Abstract
"A number of industries generate by-products containing naturally occurring radioactive material (NORM). Such materials must be characterised prior to re-use, for example, in building materials or for sentencing as waste. In the UK, industries producing NORM are subject to the Environmental Permitting Regulations 2018 (EPR 2018). As a result, such industries have a duty to accurately characterise the radioactivity content of NORM to determine if they are within regulation. The work in this thesis supports this in a variety of ways.
Firstly, this work supports accurate radionuclide measurement by increasing the number of reference materials available for NORM industries, by processing and characterising blast furnace slag for the steel industry and pipeline scale for the oil and gas industry. A global comparison exercise was undertaken for the characterisation of the blast furnace slag, resulting in two peer-reviewed publications, and plans have been put in place for an International comparison exercise of the pipeline scale led by NPL along with other National Measurement Institutes. Reference materials are a key requirement for validating radioanalytical methods for accurate measurement and to demonstrate compliance, and the variety of matrices and principal radionuclides encountered in NORM mean that having industry-specific reference standards is vital.
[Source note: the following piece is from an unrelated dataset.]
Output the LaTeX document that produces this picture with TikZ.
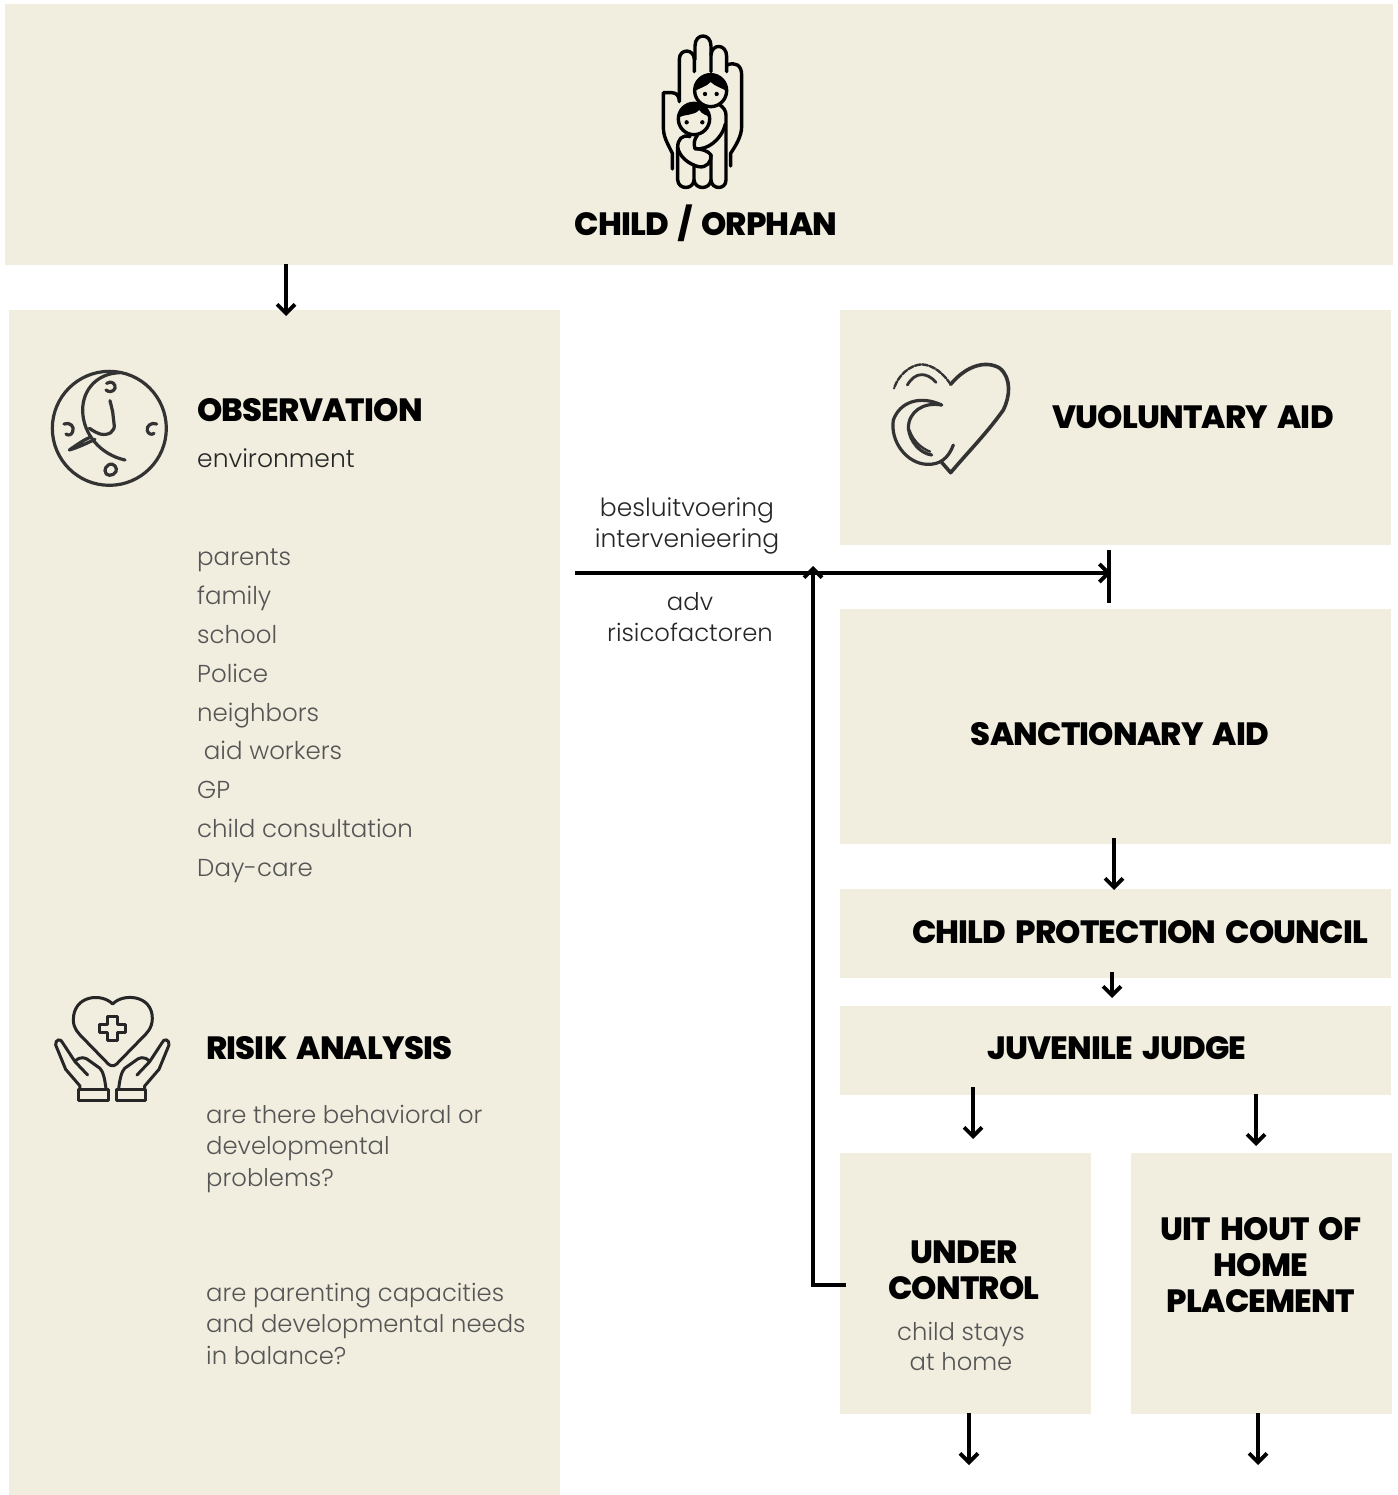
\documentclass[tikz,border=0pt]{standalone}
\usepackage{fontspec}
\setmainfont{Poppins Light}
\newfontfamily\headfont[LetterSpace=-2.5,WordSpace=1.7]{Poppins ExtraBold}
\usetikzlibrary{arrows.meta}
\definecolor{panel}{HTML}{F1EDDF}
\definecolor{bodygrey}{HTML}{555555}
\newcommand{\headsize}{\fontsize{32.2}{36}\selectfont\headfont}
\newcommand{\bodysize}{\fontsize{24.3}{31.5}\selectfont}
\tikzset{
 panelbox/.style={fill=panel,draw=none,inner sep=0pt,anchor=north west},
 head/.style={inner sep=0pt,align=center,font=\headsize,text=black},
 body/.style={inner sep=0pt,align=left,font=\bodysize,text=bodygrey},
 bodyc/.style={inner sep=0pt,align=center,font=\bodysize,text=bodygrey},
 link/.style={line width=3.8pt,draw=black,-{Straight Barb[length=9pt,width=18pt,line width=3.8pt]}},
 plain/.style={line width=3.8pt,draw=black},
 icon/.style={line width=3.4pt,draw=black,line cap=round,line join=round},
 icont/.style={line width=3pt,draw=black!85,line cap=round,line join=round},
 sketch/.style={line width=3.2pt,draw=black!80,line cap=round,line join=round}
}
\begin{document}
\begin{tikzpicture}[x=1pt,y=-1pt]
\useasboundingbox (0,0) rectangle (1397,1495);
% panels
\newcommand{\panel}[5]{\node[panelbox,minimum width=#4 pt-#2 pt,minimum height=#5 pt-#3 pt] (#1) at (#2,#3) {};}
\panel{top}{5}{4}{1393}{265}
\panel{obs}{9}{310}{560}{1495}
\panel{vol}{840}{310}{1391}{545}
\panel{san}{840}{609}{1391}{844}
\panel{cpc}{840}{889}{1391}{978}
\panel{jj}{840}{1006}{1391}{1095}
\panel{uc}{840}{1153}{1091}{1414}
\panel{uit}{1131}{1153}{1392}{1414}
% headings
\node[head] (tChild) at (706,223) {CHILD / ORPHAN};
\node[head,anchor=west] (tObs) at (197,410) {OBSERVATION};
\node[body,anchor=west,text=black!85,font=\fontsize{25}{31}\selectfont] (tEnv) at (197,458) {environment};
\node[body,anchor=north west,font=\fontsize{24.5}{38.8}\selectfont] (tList) at (197,549) {parents\\family\\school\\Police\\neighbors\\\ aid workers\\GP\\child consultation\\Day-care};
\node[head,anchor=west] (tRisk) at (206,1048) {RISIK ANALYSIS};
\node[body,anchor=north west] (tQ1) at (206,1105) {are there behavioral or\\developmental\\problems?};
\node[body,anchor=north west] (tQ2) at (206,1283) {are parenting capacities\\and developmental needs\\in balance?};
\node[head] (tVol) at (1193,417) {VUOLUNTARY AID};
\node[head] (tSan) at (1120,734) {SANCTIONARY AID};
\node[head] (tCpc) at (1140,932) {CHILD PROTECTION COUNCIL};
\node[head] (tJj) at (1117,1048) {JUVENILE JUDGE};
\node[head] (tUc) at (964,1270) {UNDER\\CONTROL};
\node[bodyc,font=\fontsize{24.3}{30}\selectfont] (tStay) at (961,1346) {child stays\\at home};
\node[head] (tUit) at (1261,1265) {UIT HOUT OF\\HOME\\PLACEMENT};
\node[bodyc,text=black!85,font=\fontsize{25}{31}\selectfont] (tBes) at (687,526) {besluitvoering\\intervenieering};
\node[bodyc,text=black!85,font=\fontsize{24.3}{31}\selectfont] (tAdv) at (690,617) {adv\\risicofactoren};
% connector ends
\coordinate (a1s) at (286,264); \coordinate (a1e) at (286,316);
\coordinate (hS) at (575,573); \coordinate (hE) at (1111,573);
\coordinate (barT) at (1109,550); \coordinate (barB) at (1109,603);
\coordinate (vS) at (846,1285); \coordinate (vC) at (813,1285); \coordinate (vE) at (813,566);
\coordinate (a2s) at (1114,838); \coordinate (a2e) at (1114,890);
\coordinate (a3s) at (1112,972); \coordinate (a3e) at (1112,998);
\coordinate (a4s) at (973,1087); \coordinate (a4e) at (973,1139);
\coordinate (a5s) at (1256,1094); \coordinate (a5e) at (1256,1146);
\coordinate (a6s) at (969,1413); \coordinate (a6e) at (969,1465);
\coordinate (a7s) at (1258,1413); \coordinate (a7e) at (1258,1465);
\draw[link] (a1s) -- (a1e);
\draw[plain] (barT) -- (barB);
\draw[link] (hS) -- (hE);
\draw[link] (vS) -- (vC) -- (vE);
\draw[link] (a2s) -- (a2e);
\draw[link] (a3s) -- (a3e);
\draw[link] (a4s) -- (a4e);
\draw[link] (a5s) -- (a5e);
\draw[link] (a6s) -- (a6e);
\draw[link] (a7s) -- (a7e);
% hand icon
\begin{scope}[shift={(640,20)},x=0.3333pt,y=-0.3333pt]
\draw[icon] (97,447) -- (97,400) .. controls (80,365) and (70,350) .. (70,320) -- (70,218) -- (95,218) .. controls (110,218) and (118,228) .. (118,245) -- (118,118) .. controls (118,85) and (162,85) .. (163,118) -- (163,155);
\draw[icon] (165,118) -- (165,78) .. controls (165,38) and (213,38) .. (213,78) -- (213,155);
\draw[icon] (213,105) .. controls (215,70) and (260,70) .. (260,110) -- (260,155);
\draw[icon] (262,135) .. controls (285,125) and (305,135) .. (305,165) -- (305,320) .. controls (305,350) and (285,380) .. (272,400) -- (272,438);
% bodies
\draw[icon] (113,380) -- (113,480) .. controls (115,510) and (160,510) .. (162,480) -- (162,435);
\draw[icon] (162,480) .. controls (165,510) and (210,510) .. (213,480) -- (213,405);
\draw[icon] (213,480) .. controls (215,510) and (258,510) .. (258,480) -- (258,285) .. controls (258,272) and (250,262) .. (240,255);
\draw[icon] (165,386) .. controls (200,392) and (245,360) .. (256,312);
% child arm
\draw[icon] (150,350) .. controls (125,342) and (113,360) .. (113,382) .. controls (118,410) and (145,432) .. (175,440) .. controls (200,445) and (215,425) .. (213,405) .. controls (205,392) and (180,386) .. (165,386) .. controls (160,370) and (163,358) .. (172,346);
% woman head
\draw[icon,fill=panel] (212,212) circle (48);
\fill[black] (164,214) arc (180:360:48) .. controls (250,205) and (225,200) .. (212,186) .. controls (200,200) and (175,205) .. (164,214) -- cycle;
\fill[black] (195,222) circle (6.5) (230,222) circle (6.5);
% child head
\draw[icon,fill=panel] (162,297) circle (47);
\fill[black] (116,292) arc (186:354:47) .. controls (200,285) and (185,283) .. (178,270) .. controls (160,288) and (135,282) .. (116,292) -- cycle;
\fill[black] (140,307) circle (6.5) (187,307) circle (6.5);
\end{scope}
% clock-like icon
\begin{scope}[shift={(40,360)},x=0.3333pt,y=-0.3333pt]
\draw[sketch] (208,205) circle (171);
\draw[sketch] (240,38) .. controls (170,40) and (128,90) .. (128,150) .. controls (128,225) and (185,285) .. (255,300);
\draw[sketch] (210,122) -- (218,155) -- (222,190) .. controls (228,215) and (205,228) .. (180,222) .. controls (160,215) and (150,205) .. (148,205);
\draw[sketch] (150,232) .. controls (130,240) and (110,255) .. (88,270) .. controls (115,262) and (140,250) .. (165,238);
\draw[sketch] (200,70) .. controls (215,60) and (228,72) .. (225,85) .. controls (220,97) and (205,97) .. (198,90);
\draw[sketch] (72,192) .. controls (90,185) and (105,200) .. (98,215) .. controls (95,225) and (85,228) .. (78,222);
\draw[sketch] (350,192) .. controls (333,185) and (318,200) .. (322,212) .. controls (325,222) and (335,226) .. (342,220);
\draw[sketch] (205,315) .. controls (222,305) and (233,325) .. (228,335) .. controls (220,350) and (195,350) .. (195,332) .. controls (195,325) and (198,320) .. (205,315);
\end{scope}
% heart icon
\begin{scope}[shift={(880,355)},x=0.3333pt,y=-0.3333pt]
\draw[sketch,line width=3.6pt] (212,88) .. controls (260,30) and (320,15) .. (360,40) .. controls (395,70) and (390,125) .. (370,165) .. controls (320,235) and (265,290) .. (212,353) -- (185,322);
\draw[sketch,line width=2.4pt,dash pattern=on 6pt off 1.5pt] (212,88) .. controls (190,55) and (160,30) .. (125,28) .. controls (90,30) and (55,60) .. (42,100);
\draw[sketch,line width=2.8pt] (82,90) .. controls (105,50) and (140,50) .. (168,82);
\draw[sketch] (185,150) .. controls (120,120) and (60,140) .. (40,195) .. controls (30,260) and (80,325) .. (140,328) .. controls (180,330) and (205,310) .. (220,270);
\draw[sketch] (185,150) .. controls (130,140) and (85,170) .. (85,220) .. controls (90,260) and (120,295) .. (155,300);
\draw[sketch,line width=2.4pt] (88,225) .. controls (100,260) and (125,280) .. (150,290);
\end{scope}
% hands icon
\begin{scope}[shift={(45,990)},x=0.3333pt,y=-0.3333pt]
\draw[icont] (203,42) .. controls (170,8) and (85,15) .. (85,90) .. controls (85,115) and (100,130) .. (115,145) -- (190,222) .. controls (198,229) and (207,229) .. (215,222) -- (290,145) .. controls (305,130) and (322,115) .. (322,85) .. controls (322,15) and (235,8) .. (203,42) -- cycle;
\draw[icont] (188,78) -- (217,78) -- (217,103) -- (242,103) -- (242,127) -- (217,127) -- (217,152) -- (188,152) -- (188,127) -- (165,127) -- (165,103) -- (188,103) -- cycle;
\draw[icont] (102,297) rectangle (190,332);
\draw[icont] (302,297) rectangle (214,332);
\draw[icont] (105,297) -- (105,288) -- (62,238) -- (32,165) .. controls (30,148) and (48,143) .. (54,160) -- (90,215) .. controls (105,195) and (125,205) .. (130,210) -- (165,235) .. controls (175,245) and (180,270) .. (183,297);
\draw[icont] (90,215) -- (128,255);
\draw[icont] (299,297) -- (299,288) -- (342,238) -- (372,165) .. controls (374,148) and (356,143) .. (350,160) -- (314,215) .. controls (299,195) and (279,205) .. (274,210) -- (239,235) .. controls (229,245) and (224,270) .. (221,297);
\draw[icont] (314,215) -- (276,255);
\end{scope}
\end{tikzpicture}
\end{document}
Secondly, a method for total dissolution of solid samples by lithium borate fusion has been improved by increasing the sample size that can be processed. This allows for various complex sample matrices, such as those encountered in nuclear decommissioning or NORM, to be entirely dissolved. Dissolution of increased sample sizes provides confidence that quantitative recovery of low activity levels from complex matrices is routinely achievable. This work, the outcomes of which have been peer-reviewed and published, supports the accurate characterisation of the significant NORM and nuclear decommissioning activities now and in the future, as well as in the development of reference materials that provide the underpinning metrology to such programmes.
Thirdly, the measurement of decay data which underpins all radioactive analysis has been reviewed and enhanced. A method has been developed for atom counting of long-lived radionuclides using tandem inductively coupled plasma mass spectrometry for the first time. In some cases, decay data are outdated and/or significant uncertainties remain. Half-life measurements of long-lived naturally occurring radionuclides in need of updating have been identified and measurement techniques compared, a summary of which has been peer-reviewed and published. The novel application of tandem inductively coupled plasma mass spectrometry in this field, which can be combined with primary counting to give a half-life measurement, has been investigated in this work. Initially applied to 238U and combined with defined solid angle counting measurement, this method is applicable to a range of long-lived radionuclides such as 151Sm, 93Zr, 237Np and 129I with the benefit of online separation.
In summary, this work has contributed to the field of radiochemistry by improving the accuracy of measurements of naturally occurring radionuclides. This can be applied to characterisation of naturally occurring radioactive materials and environmental monitoring and can also be extended to nuclear decommissioning."